## Begin

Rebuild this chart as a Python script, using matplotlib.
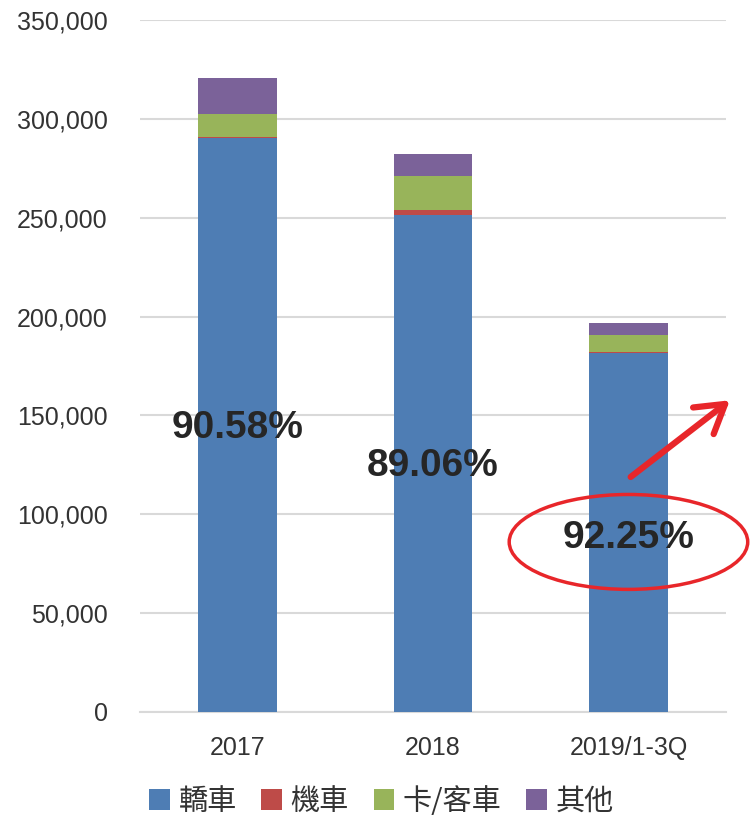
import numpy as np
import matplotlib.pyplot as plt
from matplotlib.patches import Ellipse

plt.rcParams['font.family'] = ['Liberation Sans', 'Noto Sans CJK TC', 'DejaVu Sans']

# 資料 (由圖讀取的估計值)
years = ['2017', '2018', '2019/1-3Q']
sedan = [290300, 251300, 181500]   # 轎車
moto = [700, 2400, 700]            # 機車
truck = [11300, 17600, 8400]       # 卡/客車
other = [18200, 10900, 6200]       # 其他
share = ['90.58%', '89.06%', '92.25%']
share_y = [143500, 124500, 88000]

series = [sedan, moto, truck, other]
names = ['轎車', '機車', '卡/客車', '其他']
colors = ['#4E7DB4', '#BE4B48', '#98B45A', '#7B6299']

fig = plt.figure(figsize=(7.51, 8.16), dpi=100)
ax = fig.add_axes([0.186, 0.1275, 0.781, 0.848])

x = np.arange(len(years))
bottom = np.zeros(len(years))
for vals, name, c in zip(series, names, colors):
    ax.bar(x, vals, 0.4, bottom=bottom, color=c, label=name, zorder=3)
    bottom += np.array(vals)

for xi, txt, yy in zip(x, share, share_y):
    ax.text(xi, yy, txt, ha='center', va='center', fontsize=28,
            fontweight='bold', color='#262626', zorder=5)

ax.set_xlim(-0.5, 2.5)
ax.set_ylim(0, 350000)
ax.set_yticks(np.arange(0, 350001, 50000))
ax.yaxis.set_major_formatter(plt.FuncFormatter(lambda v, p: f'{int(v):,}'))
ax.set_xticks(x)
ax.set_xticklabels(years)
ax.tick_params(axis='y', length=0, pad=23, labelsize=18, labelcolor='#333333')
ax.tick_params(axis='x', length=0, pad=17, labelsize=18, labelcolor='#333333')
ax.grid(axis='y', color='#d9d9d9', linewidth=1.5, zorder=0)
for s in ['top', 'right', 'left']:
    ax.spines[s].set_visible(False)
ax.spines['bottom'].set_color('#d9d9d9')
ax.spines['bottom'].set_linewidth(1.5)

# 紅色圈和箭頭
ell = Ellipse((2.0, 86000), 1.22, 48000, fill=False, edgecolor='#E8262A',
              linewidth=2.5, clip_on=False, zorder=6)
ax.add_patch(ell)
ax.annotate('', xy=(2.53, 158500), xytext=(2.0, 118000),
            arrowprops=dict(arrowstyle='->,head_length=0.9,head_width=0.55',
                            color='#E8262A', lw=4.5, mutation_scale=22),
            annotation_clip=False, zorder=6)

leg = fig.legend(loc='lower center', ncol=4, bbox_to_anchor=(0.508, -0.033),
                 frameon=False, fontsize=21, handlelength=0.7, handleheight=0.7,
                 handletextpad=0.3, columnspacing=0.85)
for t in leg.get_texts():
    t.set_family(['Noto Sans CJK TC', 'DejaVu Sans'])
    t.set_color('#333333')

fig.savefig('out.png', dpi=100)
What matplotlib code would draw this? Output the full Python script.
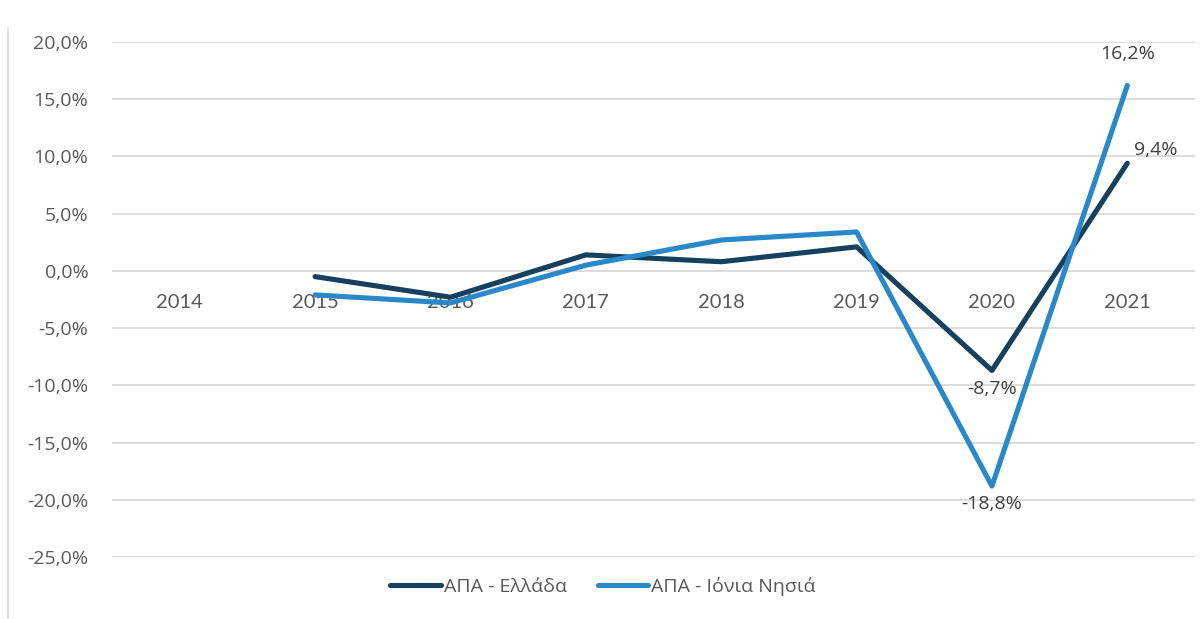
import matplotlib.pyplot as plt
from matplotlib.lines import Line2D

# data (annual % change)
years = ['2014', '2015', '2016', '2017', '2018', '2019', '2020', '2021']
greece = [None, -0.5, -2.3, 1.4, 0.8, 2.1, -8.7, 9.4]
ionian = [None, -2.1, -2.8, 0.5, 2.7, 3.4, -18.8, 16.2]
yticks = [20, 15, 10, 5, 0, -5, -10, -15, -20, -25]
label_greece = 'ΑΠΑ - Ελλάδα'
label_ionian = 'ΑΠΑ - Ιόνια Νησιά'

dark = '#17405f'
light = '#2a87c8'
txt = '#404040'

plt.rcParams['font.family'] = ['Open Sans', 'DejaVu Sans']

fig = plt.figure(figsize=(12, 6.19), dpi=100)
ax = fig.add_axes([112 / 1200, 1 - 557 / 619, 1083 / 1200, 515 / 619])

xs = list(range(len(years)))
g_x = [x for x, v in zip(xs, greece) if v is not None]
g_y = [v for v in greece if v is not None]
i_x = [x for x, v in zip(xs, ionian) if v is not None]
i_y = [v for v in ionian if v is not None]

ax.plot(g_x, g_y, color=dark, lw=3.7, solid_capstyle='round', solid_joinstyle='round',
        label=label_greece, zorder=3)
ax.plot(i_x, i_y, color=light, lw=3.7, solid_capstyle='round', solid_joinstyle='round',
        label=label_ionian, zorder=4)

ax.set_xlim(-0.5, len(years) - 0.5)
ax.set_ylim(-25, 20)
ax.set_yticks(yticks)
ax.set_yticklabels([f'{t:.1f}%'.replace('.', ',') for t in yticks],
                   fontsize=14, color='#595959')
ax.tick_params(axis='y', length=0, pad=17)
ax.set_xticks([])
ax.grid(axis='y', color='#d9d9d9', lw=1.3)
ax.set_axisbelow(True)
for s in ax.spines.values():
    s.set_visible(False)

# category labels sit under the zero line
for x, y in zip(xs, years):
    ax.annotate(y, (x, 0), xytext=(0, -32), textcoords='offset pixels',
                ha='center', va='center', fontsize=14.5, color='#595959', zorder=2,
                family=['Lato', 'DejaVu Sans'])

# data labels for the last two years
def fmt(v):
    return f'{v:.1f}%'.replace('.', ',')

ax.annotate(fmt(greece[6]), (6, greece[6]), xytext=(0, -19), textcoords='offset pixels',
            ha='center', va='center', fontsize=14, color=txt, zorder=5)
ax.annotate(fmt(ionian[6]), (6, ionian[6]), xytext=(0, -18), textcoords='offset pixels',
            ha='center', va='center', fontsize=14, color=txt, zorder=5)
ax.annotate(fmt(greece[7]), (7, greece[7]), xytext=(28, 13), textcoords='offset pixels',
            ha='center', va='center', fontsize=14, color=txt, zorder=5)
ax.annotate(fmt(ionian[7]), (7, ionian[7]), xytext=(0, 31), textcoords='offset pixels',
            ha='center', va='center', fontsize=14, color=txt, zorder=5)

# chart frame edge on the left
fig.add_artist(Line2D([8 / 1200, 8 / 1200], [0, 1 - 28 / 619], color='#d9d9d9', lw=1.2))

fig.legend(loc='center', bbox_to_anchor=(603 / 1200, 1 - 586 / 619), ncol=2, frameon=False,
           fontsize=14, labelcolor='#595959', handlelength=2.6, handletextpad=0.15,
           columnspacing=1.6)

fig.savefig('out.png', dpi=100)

## End

--- Problem details ---
Each line from the top of the material through the line containing "plt.rcParams['font.family'] = ['Liberation" should be reproduced exactly; please drop any images.

--- Finished task ---
Rebuild this chart as a Python script, using matplotlib.
import numpy as np
import matplotlib.pyplot as plt
from matplotlib.patches import Ellipse

plt.rcParams['font.family'] = ['Liberation Sans', 'Noto Sans CJK TC', 'DejaVu Sans']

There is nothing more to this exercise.